[Begin]

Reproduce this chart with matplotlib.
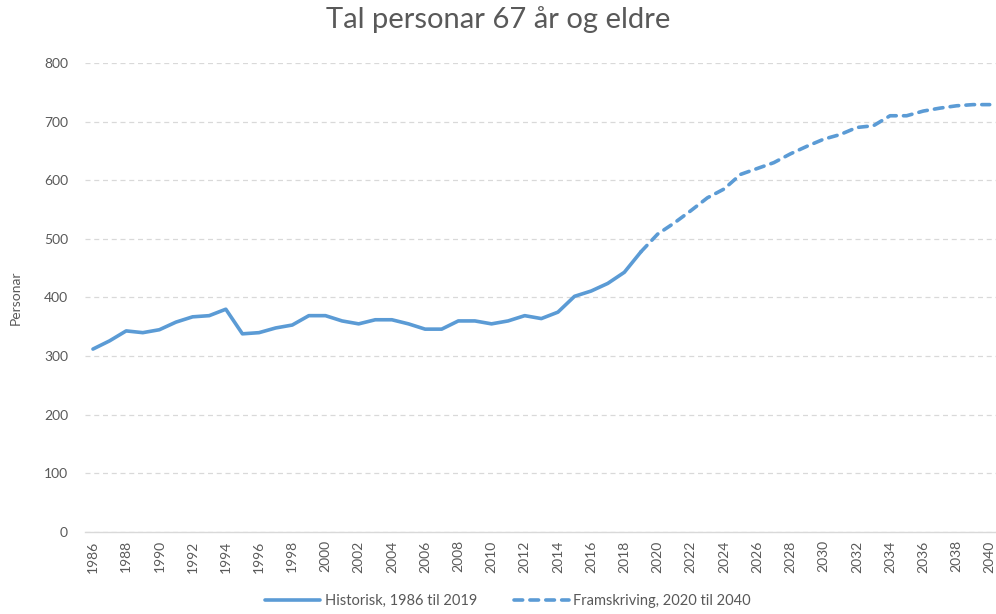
import numpy as np
import matplotlib.pyplot as plt

plt.rcParams['font.family'] = ['Lato', 'DejaVu Sans']

# data
years_hist = list(range(1986, 2020))
persons_hist = [312, 326, 343, 340, 345, 358, 367, 369, 380, 338,
                340, 348, 353, 369, 369, 360, 355, 362, 362, 355,
                346, 346, 360, 360, 355, 360, 369, 364, 375, 402,
                411, 424, 443, 478]
years_proj = list(range(2019, 2041))
persons_proj = [478, 508, 527, 548, 570, 585, 610, 620, 630, 645, 658,
                670, 678, 690, 693, 710, 710, 718, 723, 727, 729, 729]
all_years = list(range(1986, 2041))

col = '#5B9BD5'
grey = '#595959'

fig = plt.figure(figsize=(9.96, 6.14), dpi=100)
ax = fig.add_axes([0.085, 0.1336, 0.917, 0.7638])

x_hist = [all_years.index(y) for y in years_hist]
x_proj = [all_years.index(y) for y in years_proj]
ax.plot(x_hist, persons_hist, color=col, lw=2.6, solid_capstyle='round',
        label='Historisk, 1986 til 2019')
ax.plot(x_proj, persons_proj, color=col, lw=2.6, ls=(0, (2.4, 2.0)),
        dash_capstyle='round', label='Framskriving, 2020 til 2040')

ax.set_xlim(-0.5, len(all_years) - 0.5)
ax.set_ylim(0, 800)
ax.set_yticks(range(0, 801, 100))
ax.set_xticks(range(0, len(all_years), 2))
ax.set_xticklabels([str(y) for y in all_years[::2]], rotation=90)
ax.tick_params(axis='both', length=0, labelsize=10, colors=grey)
ax.tick_params(axis='y', pad=12)
ax.tick_params(axis='x', pad=6)

ax.grid(axis='y', color='#D9D9D9', ls=(0, (4, 3)), lw=0.9)
ax.set_axisbelow(True)
for s in ['top', 'right', 'left']:
    ax.spines[s].set_visible(False)
ax.spines['bottom'].set_color('#D9D9D9')
ax.spines['bottom'].set_linewidth(1)

ax.set_ylabel('Personar', fontsize=10, color=grey, labelpad=16)
fig.suptitle('Tal personar 67 år og eldre', fontsize=21, color=grey, y=0.99)

fig.legend(loc='lower center', bbox_to_anchor=(0.51, -0.012), ncol=2,
           frameon=False, fontsize=10.5, labelcolor=grey, handlelength=3.8,
           columnspacing=2.5, handletextpad=0.3)

fig.savefig('out.png', dpi=100)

[End]

Omit any images, then output the listing exactly.

Reproduce this chart with matplotlib.
import numpy as np
import matplotlib.pyplot as plt

plt.rcParams['font.family'] = ['Lato', 'DejaVu Sans']

# data
years_hist = list(range(1986, 2020))
persons_hist = [312, 326, 343, 340, 345, 358, 367, 369, 380, 338,
                340, 348, 353, 369, 369, 360, 355, 362, 362, 355,
                346, 346, 360, 360, 355, 360, 369, 364, 375, 402,
                411, 424, 443, 478]
years_proj = list(range(2019, 2041))
persons_proj = [478, 508, 527, 548, 570, 585, 610, 620, 630, 645, 658,
                670, 678, 690, 693, 710, 710, 718, 723, 727, 729, 729]
all_years = list(range(1986, 2041))

col = '#5B9BD5'
grey = '#595959'

fig = plt.figure(figsize=(9.96, 6.14), dpi=100)
ax = fig.add_axes([0.085, 0.1336, 0.917, 0.7638])

x_hist = [all_years.index(y) for y in years_hist]
x_proj = [all_years.index(y) for y in years_proj]
ax.plot(x_hist, persons_hist, color=col, lw=2.6, solid_capstyle='round',
        label='Historisk, 1986 til 2019')
ax.plot(x_proj, persons_proj, color=col, lw=2.6, ls=(0, (2.4, 2.0)),
        dash_capstyle='round', label='Framskriving, 2020 til 2040')

ax.set_xlim(-0.5, len(all_years) - 0.5)
ax.set_ylim(0, 800)
ax.set_yticks(range(0, 801, 100))
ax.set_xticks(range(0, len(all_years), 2))
ax.set_xticklabels([str(y) for y in all_years[::2]], rotation=90)
ax.tick_params(axis='both', length=0, labelsize=10, colors=grey)
ax.tick_params(axis='y', pad=12)
ax.tick_params(axis='x', pad=6)

ax.grid(axis='y', color='#D9D9D9', ls=(0, (4, 3)), lw=0.9)
ax.set_axisbelow(True)
for s in ['top', 'right', 'left']:
    ax.spines[s].set_visible(False)
ax.spines['bottom'].set_color('#D9D9D9')
ax.spines['bottom'].set_linewidth(1)

ax.set_ylabel('Personar', fontsize=10, color=grey, labelpad=16)
fig.suptitle('Tal personar 67 år og eldre', fontsize=21, color=grey, y=0.99)

fig.legend(loc='lower center', bbox_to_anchor=(0.51, -0.012), ncol=2,
           frameon=False, fontsize=10.5, labelcolor=grey, handlelength=3.8,
           columnspacing=2.5, handletextpad=0.3)

fig.savefig('out.png', dpi=100)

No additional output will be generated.